The horizontal approach emphasizes public health measures that focus on the specific environmental conditions that lead to disease in general. The League concluded that Malaria is closely linked to social, political and economic conditions and recommended public health measures such as draining of swamps, better housing, economic development, education, health care, water management and the use of quinine which was then still effective.

The horizontal approach is important and has had many successes; e.g., providing decent sanitation and clean water both of which were shown to reduce infectious diseases in Europe and the US. (In 1700 the average male lived to around 30 years. By 1970 the expected life span reached 75 years. More than half of the achievement occurred before 1900.)

An additional example is the work of the Tennessee Valley Authority (TVA) in the US which brought tremendous improvements to this poverty-stricken region in the US between 1930 and 1950. The TVA attacked mosquito breeding sites, controlled water levels and introduced insecticide application.

Another important example is the building of the Panama Canal when the US took control in 1904 after the French departed. The US started a major sanitation program, draining and filling wetlands around the Canal Zone. Hospitals were built and good medical care was provided. To our national disgrace and shame, housing was not provided for black workers, many of whom had to live in tents and tenements outside the mosquito controlled zone. As a result black workers died in far greater numbers than white workers.

The horizontal approach of the League was not accepted by the Rockefeller Foundation which had funded much of the League of Nations health foundation. Scientists of the foundation promoted the vertical approach which emphasizes vaccines, antibiotics and powerful insecticides like DDT. This magic bullet approach, it was argued, can fight disease without addressing the difficult and messy realities which fuel the disease in the first place. This top-down approach can sometimes be very effective with the development of vaccines for polio and smallpox. On the other hand, the Gates Foundation has poured billions of dollars into developing a malaria vaccine using a useless and dangerous microwave treatment. The development of a vaccine must also include, at the same time, public health measures for cleaning swamps, distributing insecticide-treated bed nets and indoor spraying.

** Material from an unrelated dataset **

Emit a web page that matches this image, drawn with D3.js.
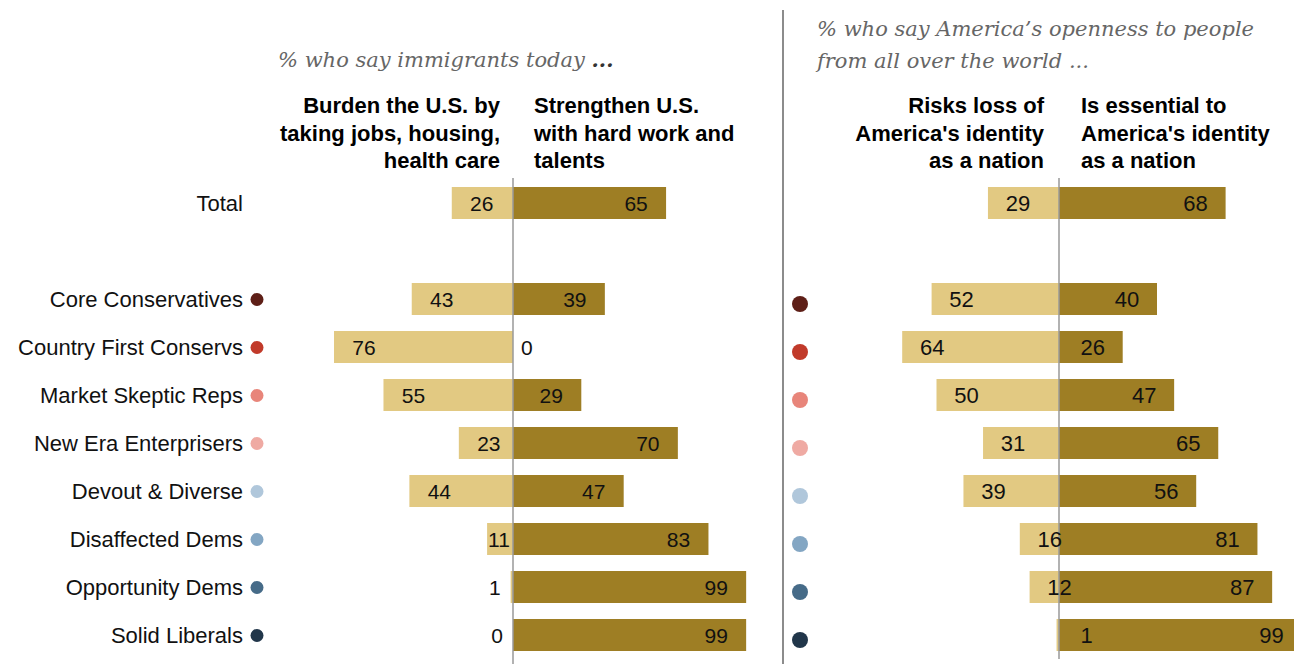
<!DOCTYPE html>
<html><head><meta charset="utf-8">
<script src="https://cdn.jsdelivr.net/npm/d3@7"></script>
<style>
html,body{margin:0;padding:0;background:#fff;}
svg{display:block;}
</style></head>
<body>
<svg id="chart" width="1294" height="664"></svg>
<script>
// ---- data ----
const groups = ["Total","Core Conservatives","Country First Conservs","Market Skeptic Reps","New Era Enterprisers","Devout & Diverse","Disaffected Dems","Opportunity Dems","Solid Liberals"];
const burden = [26,43,76,55,23,44,11,1,0];
const strengthen = [65,39,0,29,70,47,83,99,99];
const risksLoss = [29,52,64,50,31,39,16,12,1];
const essential = [68,40,26,47,65,56,81,87,99];
const leftSubtitle = "% who say immigrants today";
const rightSubtitle = ["% who say America\u2019s openness to people","from all over the world ..."];
const leftHeadNeg = ["Burden the U.S. by","taking jobs, housing,","health care"];
const leftHeadPos = ["Strengthen U.S.","with hard work and","talents"];
const rightHeadNeg = ["Risks loss of","America's identity","as a nation"];
const rightHeadPos = ["Is essential to","America's identity","as a nation"];

// ---- style ----
const dotColors = [null,"#5E1F17","#C13A2A","#E8857A","#EFAAA3","#B0C7DB","#83A6C3","#466B88","#21364A"];
const LIGHT = "#E2C982", DARK = "#9E7E24";
const SANS = "'Liberation Sans', Arial, sans-serif";
const SERIF = "'DejaVu Serif', Georgia, serif";

const svg = d3.select("#chart");
const rows = [groups[0], "_gap", ...groups.slice(1)];
const y = d3.scalePoint().domain(rows).range([203, 635]);
const barH = 32;

const L = {cx: 513, x: d3.scaleLinear().domain([0,100]).range([0,235.5])};
const R = {cx: 1059, x: d3.scaleLinear().domain([0,100]).range([0,245])};

// separator
svg.append("line").attr("x1",783).attr("x2",783).attr("y1",10).attr("y2",664)
  .attr("stroke","#8c8c8c").attr("stroke-width",2);

// subtitles
const ls = svg.append("text").attr("x",278).attr("y",67).attr("font-family",SERIF).attr("font-style","italic")
  .attr("font-size",21).attr("fill","#666");
ls.append("tspan").text(leftSubtitle + " ");
ls.append("tspan").attr("font-weight","bold").attr("fill","#333").text("...");
rightSubtitle.forEach((t,i)=>svg.append("text").attr("x",817).attr("y",36+i*32).attr("font-family",SERIF)
  .attr("font-style","italic").attr("font-size",21).attr("fill","#666").text(t));

function heads(lines, x, anchor){
  lines.forEach((t,i)=>svg.append("text").attr("x",x).attr("y",113+i*27.5).attr("text-anchor",anchor)
    .attr("font-family",SANS).attr("font-weight","bold").attr("font-size",22).attr("fill","#000").text(t));
}
heads(leftHeadNeg, 500, "end");
heads(leftHeadPos, 534, "start");
heads(rightHeadNeg, 1044, "end");
heads(rightHeadPos, 1081, "start");

// category labels and dots
groups.forEach((g,i)=>{
  svg.append("text").attr("x",243).attr("y",y(g)+7.5).attr("text-anchor","end")
    .attr("font-family",SANS).attr("font-size",22).attr("fill","#111").text(g);
  if(dotColors[i]){
    svg.append("circle").attr("cx",257).attr("cy",y(g)+0.5).attr("r",6.5).attr("fill",dotColors[i]);
    svg.append("circle").attr("cx",800).attr("cy",y(g)+5).attr("r",8).attr("fill",dotColors[i]);
  }
});

function panel(P, neg, pos, fontSize, clampLeft){
  const g = svg.append("g");
  groups.forEach((name,i)=>{
    const cy = y(name);
    g.append("rect").attr("x",P.cx - P.x(neg[i])).attr("y",cy-barH/2).attr("width",P.x(neg[i])).attr("height",barH)
      .attr("fill",LIGHT);
    g.append("rect").attr("x",P.cx).attr("y",cy-barH/2).attr("width",P.x(pos[i])).attr("height",barH)
      .attr("fill",DARK);
  });
  g.append("line").attr("x1",P.cx).attr("x2",P.cx).attr("y1",178).attr("y2",clampLeft?664:659)
    .attr("stroke","#999").attr("stroke-width",1.5);
  groups.forEach((name,i)=>{
    const cy = y(name);
    const bl = P.cx - P.x(neg[i]);
    let lx = bl + 30, la = "middle";
    if(clampLeft){
      if(neg[i] < 5){ lx = bl - 10; la = "end"; }
      else if(bl + 42 > P.cx){ lx = bl + 1; la = "start"; }
    }
    g.append("text").attr("x",lx).attr("y",cy+7.5).attr("text-anchor",la)
      .attr("font-family",SANS).attr("font-size",fontSize).attr("fill","#111").text(neg[i]);
    const be = P.cx + P.x(pos[i]);
    let px = be - 30, pa = "middle";
    if(pos[i] === 0){ px = P.cx + 8; pa = "start"; }
    g.append("text").attr("x",px).attr("y",cy+7.5).attr("text-anchor",pa)
      .attr("font-family",SANS).attr("font-size",fontSize).attr("fill","#111").text(pos[i]);
  });
}
panel(L, burden, strengthen, 21, true);
panel(R, risksLoss, essential, 22, false);
</script>
</body></html>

One serious problem with the use of malaria drugs has been that the parasites develop resistance just as they did with DDT, quinine and Chloroquine. A more recent effective drug is Artemisinin. The development of this drug is very interesting: Mao Zedong was alarmed that more Vietcong soldiers died from malaria along the Ho Chi Min trail than from US bombs during the Vietnam war. He assembled scientists who found, in an ancient medical text, a fourth-century cure for recurrent fevers. The remedy was a tea made from the sweet wormwood plant. The crucial ingredient turned out to be Artemisinin. The Chinese government licensed this procedure to a Swiss company, but (not surprisingly), although it is very effective it is also very expensive so (as usual) poor people cannot afford it.

The UN World Health Organization (WHO) is distributing treated bed nets and Artemisinin-based combined therapy (ACT) in an effort to reduce drug resistance. An intensive rapid diagnostic test is also available at the community level to limit over-prescribing ACT in an effort to prevent drug resistance. This requires local health facilities.

What is most needed at this time is a combination of both the horizontal and vertical strategies. A vaccine would be a major achievement but access to cheap safe and effective drugs is also required. No approach will be sufficiently successful without improving world-wide basic living conditions, public health measures and a robust primary health care system for people throughout the world, regardless of their ability to pay.

 –Dr. Sylvain Ehrenfeld with Dr. Reba Goodman.

Dr. Ehrenfeld is an International Humanist and Ethical Union representative to the United Nations.  Dr. Goodman is a member of the Department of Pathology at Columbia University.